In this section, we employ the feature set for training and testing for further assessment. The suggested DNN method from this paper was contrasted with the Machine Learning algorithms in the following experiment. Table 5 summarizes how each Machine Learning technique was performed using a sub-feature dataset. We get the best results from any method using the suggested DNN algorithm. With only six attributes, the other Machine Learning algorithms cannot adequately generalize the characteristics of training samples, leading to their low performance. Table 5 shows the accuracy comparison for the feature dataset.

Finally, we compared different model accuracies with our proposed model to different evaluation matrices with existing techniques and feature datasets. The upgraded DNN model has a greater detection impact than other techniques. As predicted, the Deep Neural Network algorithm with SVM performs better than others. Our DNN method produces a greater accuracy rate with a lower false positive rate than previous algorithms.
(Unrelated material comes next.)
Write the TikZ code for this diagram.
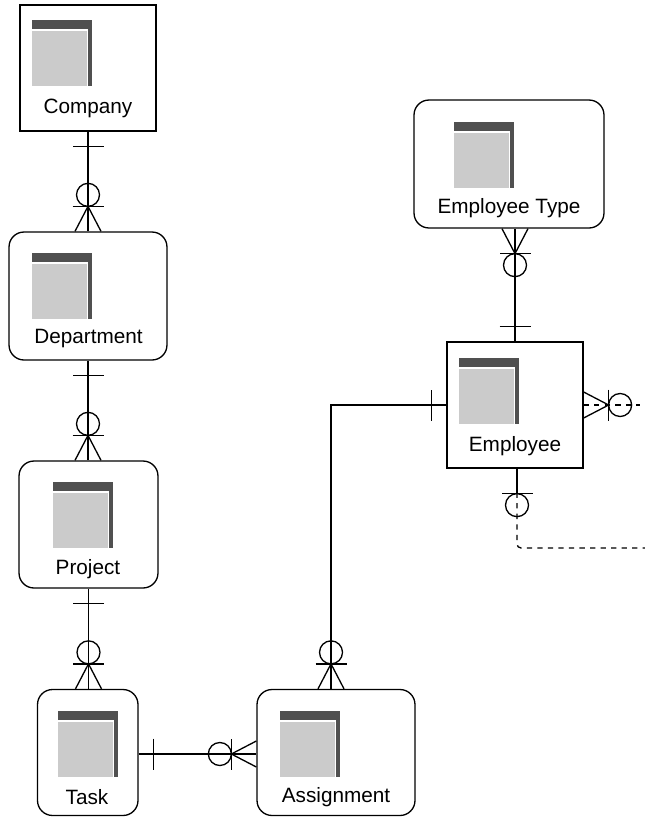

With the help of the information shown above, we could show how the suggested DNN technique generalises and abstracts the properties of both regular and abnormal traffic with a minimal amount of features and with a promising level of accuracy.

7 Conclusions

Computer network security must include adversarial inversion attack detection. By enabling the analysis of access patterns to identify users engaging in unusual behaviour and acting as a disincentive to users’ attempts to circumvent system privileges or security measures, adversarial inversion attack detection enhances the security of wireless network systems. Due to the datasets and numerous Machine Learning algorithms presented over the past two decades, which employ just a restricted set of characteristics for improved anomaly detection and more effective network security, adversarial inversion attack detection systems in wireless networks based on Machine Learning techniques have garnered much interest. An open-source system for evaluating the dependability of wireless network models, adversarial text attack, is introduced. This is the first technique to carry out an arbitrarily targeted inversion attack on tasks related to general wireless networks. Our findings demonstrated that our attacks could have high success rates without deceiving people. The DNN technique with SVM is used in this research to offer abnormal-based IDS for the wireless network environment. We utilized a dataset from Kaggle for training and testing in this work. Techniques for feature regularization, feature selection, and data preparation are used to enhance and elevate the algorithm's performance for precise calculation and to make training as easy and efficient as possible. We demonstrate that, with an accuracy of 93.67%, the DNN with SVM surpasses other cutting-edge algorithms. Based on the results of the experiment, the accuracy of the DNN with SVM in the detection and classification of adversarial inversion attacks is 93.67% and 95.34% concerning latency rate and throughput.

As a consequence, it can be seen that the provided strategies were successful in locating and classifying adversarial inversion attacks in wireless networks. Compared to other cutting-edge methods, our system employs the fewest characteristics possible. This increases the computational efficiency of the model for real-time recognition. As a result, it may be implemented practically in the context of the wireless network. Future iterations of our model will be improved, and introducing more characteristics will increase the accuracy. Additionally, to lessen the burden on the controller, we will endeavor to disperse the implementation of our strategy. Soon, we'll also attempt to use this methodology in a real SDN system with actual network traffic to assess the entire network's bandwidth and response time performance.